Now my own c. texensis arrived with only three tiny leaves on it, and this clematis can be far more difficult and miffy than the large-flowered kinds usually found in gardens. And yet by keeping it in a pot until it was strong enough to take its chances (birds, squirrels, hounds, winds, hail, etc.), I now have a fine plant that blooms its head off.

When one says this of any plant, it usually drops dead on the spot, but I have knocked on wood.

And if I did not know what I was talking about, I would not be recommending this pot business (admittedly a great pain in the neck) to you. But I know it is worth doing, and I know the results will repay the bother a hundredfold.

Ideally of course you order your clematis for fall delivery and you avoid all this pot business, yet few gardeners can resist those little boxes at the stores at this time of year (I cannot) and they work out very well if you give them this little extra help.

Christopher Lloyd's book, "Clematis," is excellent. If your library does not have it, suggest they get it.

Most gardening sections of most libraries are full of books utterly worthless, you will in time begin to notice. Lloyd is English and I think librarians have the odd notion that English gardening books do not apply to our conditions.

Most American garden books that I know, on the other hand, do not apply to anything at all, since the author is commonly ignorant, and you will find little indeed to help you when you acquire a clematis in a box in March, for example.

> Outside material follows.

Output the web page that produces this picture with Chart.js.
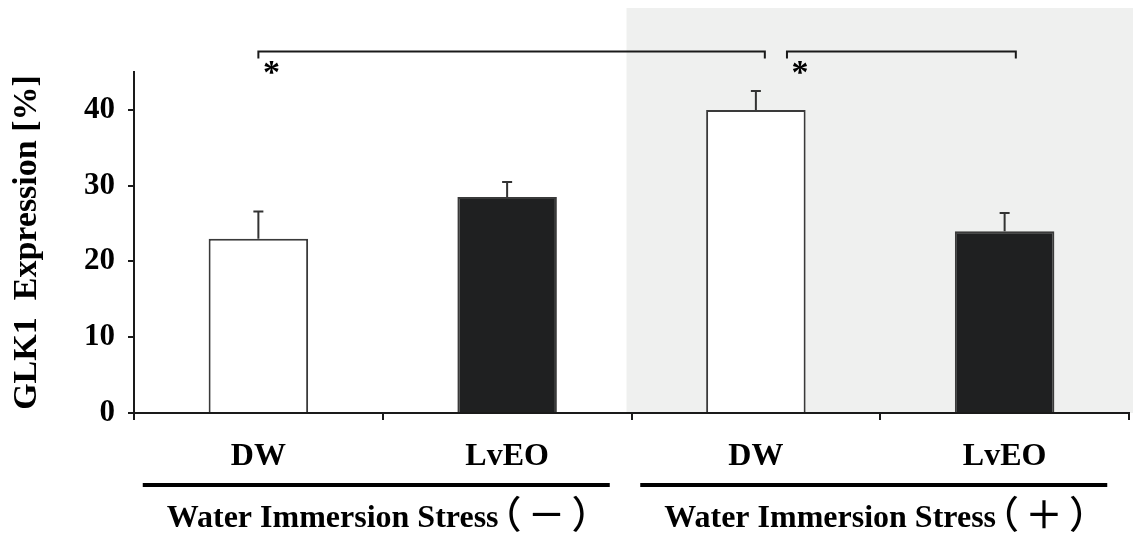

Now fancy-leaf caladiums, to turn to them, are important in those dank shady holes that many townfolk have to call for a garden. Places where the brick is mossy and where the main gardening task is to clean up the dog messes.

Yet such a garden, with a couple of chairs and a basin or pool for goldfish, and a few clematis vines (if there is enough light for them to struggle up into the sun), can be very pleasant -- or better than nothing.

And if it's all you've got, you may as well call it paradise and get on with it.

Caladiums are worth their weight in gold in such shady gardens. You can acquire a half-barrel that once held whisky, perhaps, and fill it with good light soil: lots of leaf mold and peat moss and sand nicely mixed.

You do not want heavy loam or plastic clay.

The caladium bulbs should be 1-1/2 inches in diameter, to produce the finest leaves, and they should be started in barely damp peat moss or sphagnum. Just a 3-inch deep wood box (or clay pots will do) filled with peat moss. Set the bulbs an inch below the surface.

If convenient (and it never is), give some bottom heat.

I have tried setting the box on top of the furnace and also on top of the hot-water heater with excellent results, but it all depends -- you don't want to cook the things.

Once the bulbs are sprouted well, plant them individually in smallish pots of the light soil.

Then in mid-May plant them in the great tub (or in a shady border along the terrace, etc). These fancy-leaf creatures do not require direct sun, and will in fact burn if given very much sunlight. Some more than others.

The leaves are 1 to 2 feet long, each growing on its stem direct from the bulb. The most popular, and maybe the most dramatic, is called Caladium candidum, which has a white leaf with green veins.

There are a number of other white-and-green sorts ('Aaron' and 'White Christmas' among them). While others are deep rose with green borders, or deep bronzy red blades with green edges, or white with red veins.

Once I planted a batch of mixed colors, not labeled as to variety, and was well pleased with the results, though gaudy and startling. You may find (but then you may not, either) the white with green veins is the best.

Caladiums must never be allowed to dry out, once they start growing. They are good by a shady terrace or by the pool because you will not forget them and their thirst.

In October, you dig them up and store them dry, over winter. The bottom of a bedroom closet (preferably someone else's will do quite well.

If this peat moss and pot business seems too much, you can plant the caladium bulbs in the earth outdoors in mid-May, but in that case the leaves will not be large by June, like the ones started indoors.

Sometimes the supply of bulbs gives out in spring, so they should be ordered (or acquired at stores) now, while you think of it and supplies are good.